There's one straightforward way of responding to these arguments: simply grant that "error theory" as such is "self-defeating," (whatever that means), but just don't endorse error theory. Instead, endorse "error theory 2.0" which is error theory but also denies that one needs stance-independent normative reasons to avoid self-defeat.

Problem solved.

I'll have more to say about this later, but the short version of the way I think it's best to react to these self-defeat arguments is to point out that either

(a) they only work if they stipulate that by "self-defeat" that they just mean failing to be a realist about one's reasons for being an antirealist, which of course is true of any antirealist or

(b) simply rejecting the criteria for "self-defeat" outright. I don't grant that I require stance-independent normative reasons for my beliefs. So there's no respect in which, as an antirealist, my views are *self*-defeating.

With respect to (b), the general problem is that realists seem to set the debate up as one in which you can deny that there are stance-independent normative reasons for beliefs, but you must nevertheless grant that one would have to have stance-independent normative reasons to "have a reason" for one's beliefs.

This is just playing with words. I can have reasons other than stance-independent normative reasons for my beliefs, and I consider such reasons perfectly adequate. If the realist is going to insist that this isn't adequate *because* one requires stance-independent normative reasons, well, too bad: I not only deny there are such reasons, I also deny they're required for beliefs to avoid self-defeat.
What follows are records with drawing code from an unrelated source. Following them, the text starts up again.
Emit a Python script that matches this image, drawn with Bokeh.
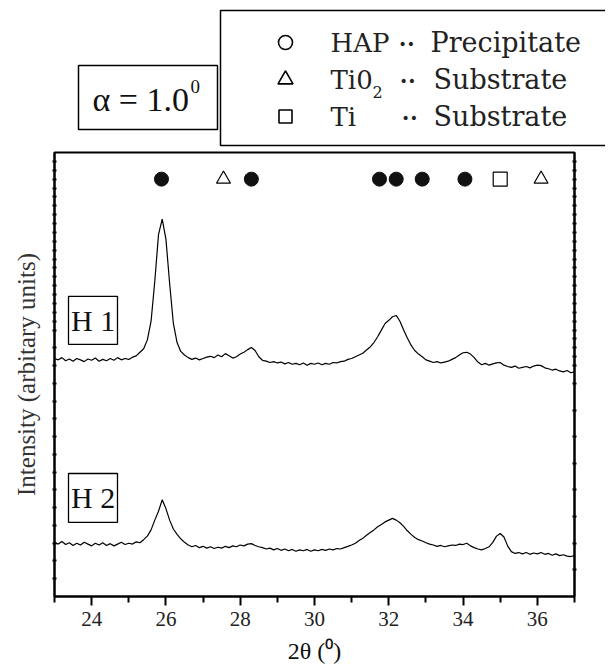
from bokeh.plotting import figure
from bokeh.models import Range1d, LinearAxis, FixedTicker, BoxAnnotation, Label, CustomJSTickFormatter
from bokeh.layouts import column
from bokeh.embed import file_html
from bokeh.resources import INLINE
from bokeh.core.properties import value

# ---------------- data ----------------
two_theta = [
    23.0, 23.1, 23.2, 23.3, 23.4, 23.5, 23.6, 23.7, 23.8, 23.9,
    24.0, 24.1, 24.2, 24.3, 24.4, 24.5, 24.6, 24.7, 24.8, 24.9,
    25.0, 25.1, 25.2, 25.3, 25.4, 25.5, 25.6, 25.7, 25.8, 25.9,
    26.0, 26.1, 26.2, 26.3, 26.4, 26.5, 26.6, 26.7, 26.8, 26.9,
    27.0, 27.1, 27.2, 27.3, 27.4, 27.5, 27.6, 27.7, 27.8, 27.9,
    28.0, 28.1, 28.2, 28.3, 28.4, 28.5, 28.6, 28.7, 28.8, 28.9,
    29.0, 29.1, 29.2, 29.3, 29.4, 29.5, 29.6, 29.7, 29.8, 29.9,
    30.0, 30.1, 30.2, 30.3, 30.4, 30.5, 30.6, 30.7, 30.8, 30.9,
    31.0, 31.1, 31.2, 31.3, 31.4, 31.5, 31.6, 31.7, 31.8, 31.9,
    32.0, 32.1, 32.2, 32.3, 32.4, 32.5, 32.6, 32.7, 32.8, 32.9,
    33.0, 33.1, 33.2, 33.3, 33.4, 33.5, 33.6, 33.7, 33.8, 33.9,
    34.0, 34.1, 34.2, 34.3, 34.4, 34.5, 34.6, 34.7, 34.8, 34.9,
    35.0, 35.1, 35.2, 35.3, 35.4, 35.5, 35.6, 35.7, 35.8, 35.9,
    36.0, 36.1, 36.2, 36.3, 36.4, 36.5, 36.6, 36.7, 36.8, 36.9,
    37.0,
]

h1_intensity = [
    5.36, 5.33, 5.38, 5.31, 5.35, 5.30, 5.36, 5.33, 5.29, 5.35,
    5.32, 5.37, 5.30, 5.34, 5.31, 5.36, 5.32, 5.38, 5.33, 5.36,
    5.34, 5.39, 5.42, 5.50, 5.58, 5.78, 6.20, 7.10, 8.15, 8.50,
    8.05, 7.05, 6.15, 5.72, 5.52, 5.44, 5.38, 5.34, 5.37, 5.33,
    5.36, 5.39, 5.41, 5.38, 5.44, 5.40, 5.47, 5.42, 5.37, 5.40,
    5.46, 5.50, 5.56, 5.61, 5.54, 5.40, 5.32, 5.30, 5.27, 5.29,
    5.26, 5.28, 5.24, 5.27, 5.23, 5.25, 5.22, 5.26, 5.21, 5.25,
    5.23, 5.26, 5.22, 5.25, 5.23, 5.27, 5.26, 5.29, 5.30, 5.34,
    5.36, 5.40, 5.44, 5.48, 5.55, 5.62, 5.72, 5.85, 6.00, 6.15,
    6.22, 6.30, 6.33, 6.20, 6.00, 5.82, 5.66, 5.54, 5.46, 5.40,
    5.33, 5.30, 5.27, 5.29, 5.26, 5.28, 5.30, 5.34, 5.38, 5.44,
    5.49, 5.50, 5.46, 5.38, 5.28, 5.22, 5.25, 5.21, 5.24, 5.26,
    5.27, 5.21, 5.18, 5.16, 5.19, 5.14, 5.16, 5.18, 5.15, 5.19,
    5.21, 5.20, 5.15, 5.13, 5.10, 5.12, 5.08, 5.06, 5.09, 5.04,
    5.06,
]

h2_intensity = [
    1.22, 1.18, 1.24, 1.17, 1.21, 1.15, 1.20, 1.16, 1.22, 1.18,
    1.14, 1.20, 1.16, 1.21, 1.15, 1.19, 1.14, 1.18, 1.22, 1.17,
    1.20, 1.18, 1.23, 1.21, 1.28, 1.36, 1.50, 1.72, 1.92, 2.18,
    1.98, 1.72, 1.52, 1.40, 1.30, 1.22, 1.16, 1.12, 1.15, 1.10,
    1.13, 1.09, 1.12, 1.08, 1.11, 1.09, 1.13, 1.10, 1.14, 1.12,
    1.16, 1.14, 1.18, 1.19, 1.15, 1.12, 1.10, 1.07, 1.09, 1.05,
    1.08, 1.04, 1.07, 1.03, 1.06, 1.02, 1.05, 1.03, 1.06, 1.02,
    1.05, 1.03, 1.06, 1.04, 1.07, 1.05, 1.08, 1.07, 1.10, 1.13,
    1.16, 1.20, 1.26, 1.31, 1.38, 1.44, 1.50, 1.57, 1.62, 1.68,
    1.72, 1.76, 1.72, 1.66, 1.58, 1.48, 1.40, 1.33, 1.28, 1.25,
    1.21, 1.18, 1.16, 1.13, 1.15, 1.12, 1.14, 1.16, 1.15, 1.18,
    1.17, 1.20, 1.14, 1.10, 1.07, 1.05, 1.08, 1.12, 1.22, 1.36,
    1.42, 1.34, 1.14, 1.01, 0.97, 0.99, 0.96, 0.99, 0.95, 0.98,
    0.96, 0.99, 0.95, 0.97, 0.93, 0.96, 0.92, 0.94, 0.91, 0.90,
    0.92,
]

hap_peaks = [25.88, 28.3, 31.75, 32.2, 32.9, 34.05]
tio2_peaks = [27.55, 36.1]
ti_peaks = [35.0]
marker_row = 9.4

x_ticks = [24, 26, 28, 30, 32, 34, 36]
x_minor = [23, 25, 27, 29, 31, 33, 35, 37]

left_ticks = [0.4, 0.8, 1.2, 1.6, 2.0, 2.4, 2.8, 3.2, 3.6, 4.0, 4.4, 4.8, 5.2, 5.6,
              6.0, 6.2, 6.4, 6.6, 6.8, 7.0, 7.2, 7.4, 7.6, 7.8, 8.0, 8.2, 8.4, 8.6,
              8.8, 9.0, 9.2, 9.4, 9.6, 9.8]
right_ticks = [0.6, 1.2, 1.8, 2.4, 3.0, 3.6, 4.2, 4.8, 5.2, 5.4, 5.6, 5.8, 6.0, 6.2,
               6.4, 6.6, 6.8, 7.0, 7.2, 7.4, 7.6, 7.8, 8.0, 8.2, 8.4, 8.6, 8.8, 9.0,
               9.2, 9.4, 9.6, 9.8]

SERIF = "Liberation Serif"
LEG = "DejaVu Serif"

# ---------------- top panel (legend & alpha box), pixel coordinates ----------------
top = figure(width=605, height=148, x_range=Range1d(0, 605), y_range=Range1d(148, 0),
             output_backend="svg", toolbar_location=None, min_border=0,
             min_border_left=0, min_border_right=0, min_border_top=0, min_border_bottom=0,
             x_axis_type=None, y_axis_type=None, outline_line_color=None)
top.frame_align = False
top.xgrid.visible = False
top.ygrid.visible = False

top.quad(left=[220], right=[660], top=[10], bottom=[145], fill_color="white",
         line_color="black", line_width=1.5)
top.quad(left=[78], right=[217], top=[65], bottom=[129], fill_color="white",
         line_color="black", line_width=1.5)

top.scatter(x=[285], y=[42], marker="circle", size=14, fill_color=None,
            line_color="black", line_width=1.6)
top.scatter(x=[285], y=[79], marker="triangle", size=15, fill_color=None,
            line_color="black", line_width=1.6)
top.scatter(x=[285], y=[116], marker="square", size=13, fill_color=None,
            line_color="black", line_width=1.6)

top.text(x=[330, 330, 330], y=[42, 79, 116], text=["HAP", "Ti0", "Ti"],
         text_font=value(LEG), text_font_size="26px", text_baseline="middle",
         text_align="left", text_color="#222222")
top.text(x=[372], y=[91], text=["2"], text_font=value(LEG), text_font_size="16px",
         text_baseline="middle", text_align="left", text_color="#222222")
top.text(x=[398, 399, 401], y=[43, 80, 117], text=["••", "••", "••"],
         text_font=value("DejaVu Sans"), text_font_size="14px", text_baseline="middle",
         text_align="left", text_color="#222222")
top.text(x=[430, 433, 433], y=[42, 79, 116], text=["Precipitate", "Substrate", "Substrate"],
         text_font=value(LEG), text_font_size="27px", text_baseline="middle",
         text_align="left", text_color="#222222")

top.text(x=[92], y=[99], text=["α = 1.0"], text_font=value(SERIF),
         text_font_size="34px", text_baseline="middle", text_align="left",
         text_color="#111111")
top.text(x=[190], y=[86], text=["0"], text_font=value(SERIF),
         text_font_size="19px", text_baseline="middle", text_align="left",
         text_color="#111111")

# ---------------- main plot ----------------
p = figure(width=605, height=522, x_range=Range1d(23, 37), y_range=Range1d(0, 10),
           output_backend="svg", toolbar_location=None,
           min_border_left=54, min_border_right=31, min_border_top=4, min_border_bottom=74)
p.frame_align = False
p.xgrid.visible = False
p.ygrid.visible = False
p.outline_line_color = "black"
p.outline_line_width = 2

xa = p.xaxis[0]
xa.ticker = FixedTicker(ticks=x_ticks, minor_ticks=x_minor)
xa.major_tick_out = 9
xa.major_tick_in = 0
xa.minor_tick_out = 6
xa.minor_tick_in = 0
xa.major_tick_line_width = 2
xa.minor_tick_line_width = 2
xa.axis_line_width = 2
xa.major_label_text_font = SERIF
xa.major_label_text_font_size = "21px"
xa.major_label_text_color = "#222222"
xa.major_label_standoff = 6
xa.axis_label = "2θ (⁰)"
xa.axis_label_text_font = SERIF
xa.axis_label_text_font_size = "24px"
xa.axis_label_text_font_style = "normal"
xa.axis_label_text_color = "#111111"
xa.axis_label_standoff = 9

ya = p.yaxis[0]
ya.ticker = FixedTicker(ticks=left_ticks, minor_ticks=[])
ya.formatter = CustomJSTickFormatter(code="return '';")
ya.major_tick_in = 2
ya.major_tick_out = 2
ya.major_tick_line_width = 2
ya.minor_tick_line_color = None
ya.axis_line_width = 2
ya.major_label_standoff = 0
ya.axis_label = "Intensity (arbitary units)"
ya.axis_label_text_font = SERIF
ya.axis_label_text_font_size = "25px"
ya.axis_label_text_font_style = "normal"
ya.axis_label_text_color = "#333333"
ya.axis_label_standoff = 13

ra = LinearAxis(ticker=FixedTicker(ticks=right_ticks, minor_ticks=[]),
                formatter=CustomJSTickFormatter(code="return '';"),
                major_tick_in=2, major_tick_out=2, major_tick_line_width=2,
                minor_tick_line_color=None, axis_line_width=2, major_label_standoff=0)
p.add_layout(ra, "right")

p.line(two_theta, h1_intensity, line_color="black", line_width=1.2)
p.line(two_theta, h2_intensity, line_color="black", line_width=1.2)

p.scatter(hap_peaks, [marker_row] * len(hap_peaks), marker="circle", size=14,
          fill_color="#111111", line_color="#111111")
p.scatter(tio2_peaks, [marker_row] * len(tio2_peaks), marker="triangle", size=14,
          fill_color="white", line_color="black", line_width=1.2)
p.scatter(ti_peaks, [marker_row] * len(ti_peaks), marker="square", size=14,
          fill_color="white", line_color="black", line_width=1.2)

for (b, t, name, cy) in [(5.68, 6.76, "H 1", 6.22), (1.67, 2.77, "H 2", 2.22)]:
    p.add_layout(BoxAnnotation(left=23.377, right=24.696, bottom=b, top=t,
                               fill_color="white", fill_alpha=1.0,
                               line_color="black", line_alpha=1.0, line_width=1.3))
    p.add_layout(Label(x=24.04, y=cy, text=name, text_font=SERIF,
                       text_font_size="30px", text_align="center",
                       text_baseline="middle", text_color="#111111"))

layout = column(top, p, spacing=0)
open("out.html", "w").write(file_html(layout, INLINE))
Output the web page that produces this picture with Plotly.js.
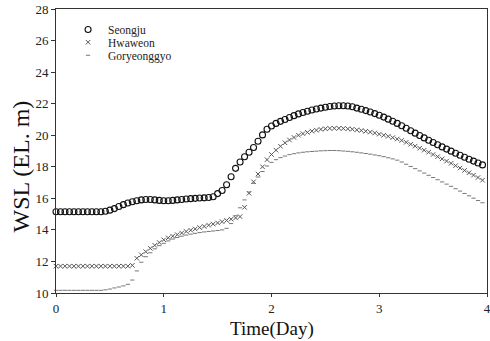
<!DOCTYPE html>
<html>
<head>
<meta charset="utf-8">
<script src="https://cdn.plot.ly/plotly-3.0.1.min.js"></script>
<style>html,body{margin:0;padding:0;background:#fff;}#chart{width:490px;height:341px;}</style>
</head>
<body>
<div id="chart"></div>
<script>
// hourly samples, hour index 0..95
const hours = Array.from({length: 96}, (_, i) => i);
const timeDay = hours.map(h => h / 24);

const seongju = [
15.15,15.15,15.15,15.15,15.15,15.15,15.15,15.15,15.15,15.15,15.15,15.18,
15.25,15.35,15.48,15.6,15.7,15.78,15.85,15.9,15.93,15.93,15.9,15.87,
15.85,15.85,15.87,15.9,15.93,15.96,15.98,16.0,16.02,16.03,16.05,16.1,
16.3,16.5,16.86,17.37,17.9,18.3,18.64,18.92,19.22,19.62,20.02,20.38,
20.58,20.75,20.88,21.0,21.12,21.24,21.35,21.44,21.52,21.6,21.66,21.72,
21.77,21.82,21.85,21.87,21.87,21.85,21.8,21.72,21.65,21.56,21.47,21.37,
21.27,21.15,21.02,20.89,20.75,20.6,20.44,20.28,20.13,19.98,19.83,19.68,
19.54,19.4,19.26,19.12,18.99,18.86,18.73,18.6,18.48,18.36,18.24,18.12
];

const hwaweon = [
11.7,11.7,11.7,11.7,11.7,11.7,11.7,11.7,11.7,11.7,11.7,11.7,
11.7,11.7,11.7,11.7,11.7,11.75,12.2,12.42,12.62,12.83,13.02,13.2,
13.37,13.5,13.6,13.7,13.8,13.9,13.98,14.06,14.15,14.22,14.3,14.37,
14.44,14.52,14.6,14.68,14.76,14.84,15.43,16.32,17.05,17.54,18.0,18.45,
18.78,19.05,19.3,19.52,19.7,19.86,20.0,20.1,20.18,20.26,20.32,20.37,
20.41,20.43,20.44,20.44,20.43,20.41,20.38,20.34,20.3,20.25,20.2,20.14,
20.07,20.0,19.93,19.85,19.76,19.67,19.55,19.43,19.31,19.18,19.05,18.92,
18.78,18.64,18.5,18.36,18.22,18.07,17.92,17.77,17.62,17.47,17.32,17.15
];

const goryeonggyo = [
10.17,10.17,10.17,10.17,10.17,10.17,10.17,10.17,10.17,10.17,10.17,10.2,
10.25,10.32,10.38,10.45,10.55,10.82,11.4,11.95,12.3,12.55,12.8,13.0,
13.15,13.3,13.42,13.52,13.6,13.67,13.73,13.78,13.83,13.87,13.9,13.93,
13.96,14.0,14.1,14.4,14.9,15.4,15.9,16.4,16.95,17.35,17.7,18.05,
18.28,18.45,18.58,18.68,18.77,18.83,18.88,18.92,18.95,18.97,18.99,19.01,
19.02,19.03,19.03,19.02,19.0,18.98,18.95,18.92,18.88,18.84,18.8,18.75,
18.7,18.64,18.57,18.5,18.42,18.3,18.16,18.02,17.88,17.74,17.6,17.46,
17.32,17.18,17.04,16.9,16.76,16.61,16.46,16.31,16.16,16.01,15.86,15.72
];

const seriesNames = ['Seongju', 'Hwaweon', 'Goryeonggyo'];
const xTicks = [0, 1, 2, 3, 4];
const yTicks = [10, 12, 14, 16, 18, 20, 22, 24, 26, 28];
const xTitle = 'Time(Day)';
const yTitle = 'WSL (EL. m)';

const serif = '"Liberation Serif", "Times New Roman", serif';

const traces = [
  {x: timeDay, y: seongju, name: seriesNames[0], type: 'scatter', mode: 'markers', cliponaxis: false, legend: 'legend',
   marker: {symbol: 'circle-open', size: 6, color: '#111', line: {width: 1.1, color: '#111'}}},
  {x: timeDay, y: hwaweon, name: seriesNames[1], type: 'scatter', mode: 'markers', cliponaxis: false, legend: 'legend2',
   marker: {symbol: 'x-thin-open', size: 4.5, color: '#555', line: {width: 1, color: '#555'}}},
  {x: timeDay, y: goryeonggyo, name: seriesNames[2], type: 'scatter', mode: 'markers', cliponaxis: false, legend: 'legend3',
   marker: {symbol: 'line-ew-open', size: 3, color: '#777', line: {width: 1, color: '#777'}}}
];

const legendFont = {family: serif, size: 11.5, color: '#222'};
const legendBase = {x: 0.028, xanchor: 'left', yanchor: 'middle', bgcolor: 'rgba(0,0,0,0)', font: legendFont, itemwidth: 30};

const layout = {
  width: 490, height: 341,
  margin: {l: 56, r: 3, t: 9, b: 48},
  paper_bgcolor: '#fff', plot_bgcolor: '#fff',
  font: {family: serif, color: '#222', size: 13},
  showlegend: true,
  legend: Object.assign({}, legendBase, {y: 0.928}),
  legend2: Object.assign({}, legendBase, {y: 0.883}),
  legend3: Object.assign({}, legendBase, {y: 0.837}),
  xaxis: {range: [0, 4], tickvals: xTicks, ticktext: xTicks.map(String), showgrid: false, zeroline: false,
          showline: true, linecolor: '#333', linewidth: 1, mirror: true, ticklabeloverflow: 'allow',
          ticks: 'outside', ticklen: 3, tickcolor: '#333', tickfont: {family: serif, size: 13, color: '#222'}},
  yaxis: {range: [10, 28], tickvals: yTicks, ticktext: yTicks.map(String), showgrid: false, zeroline: false,
          showline: true, linecolor: '#333', linewidth: 1, mirror: true, ticklabeloverflow: 'allow',
          ticks: 'outside', ticklen: 4, tickcolor: '#333', tickfont: {family: serif, size: 13, color: '#222'}},
  annotations: [
    {text: xTitle, xref: 'paper', yref: 'paper', x: 0.5, y: -0.125, xanchor: 'center', yanchor: 'middle',
     showarrow: false, font: {family: serif, size: 19, color: '#111'}},
    {text: yTitle, xref: 'paper', yref: 'paper', x: -0.081, y: 0.446, xanchor: 'center', yanchor: 'middle',
     textangle: -90, showarrow: false, font: {family: serif, size: 24, color: '#111'}}
  ]
};

Plotly.newPlot('chart', traces, layout, {displayModeBar: false, staticPlot: true});
</script>
</body>
</html>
Objections to antirealist hinge almost entirely on baking one's presuppositions into one's use of terms like "reason" and "self-defeat" to give the false impression that the antirealist is blatantly contradicting themselves or saying something stupid. The realist will say:

"This person agrees they're an antirealist, and that they have no reason to believe this."

It sounds like the person they're describing is a moron who holds beliefse without any reason at all. But actually all this person is saying is:

"I don't think there are stance-independent normative reasons, and I have no stance-independent normative reasons to believe this."

That's all an antirealist is really committed to, it's not obviously self-defeating (that would require showing that the person saying this is committed to the requirement that one have stance-independent normative reasons to believe something), and once it's made explicit, the characterization loses all or most of its force.

Like many objections to antirealism, self-defeat objections rely on something akin to normative entanglement: they toy with language to give the false impression that antirealists hold stupid, repugnant, or self-contradictory beliefs.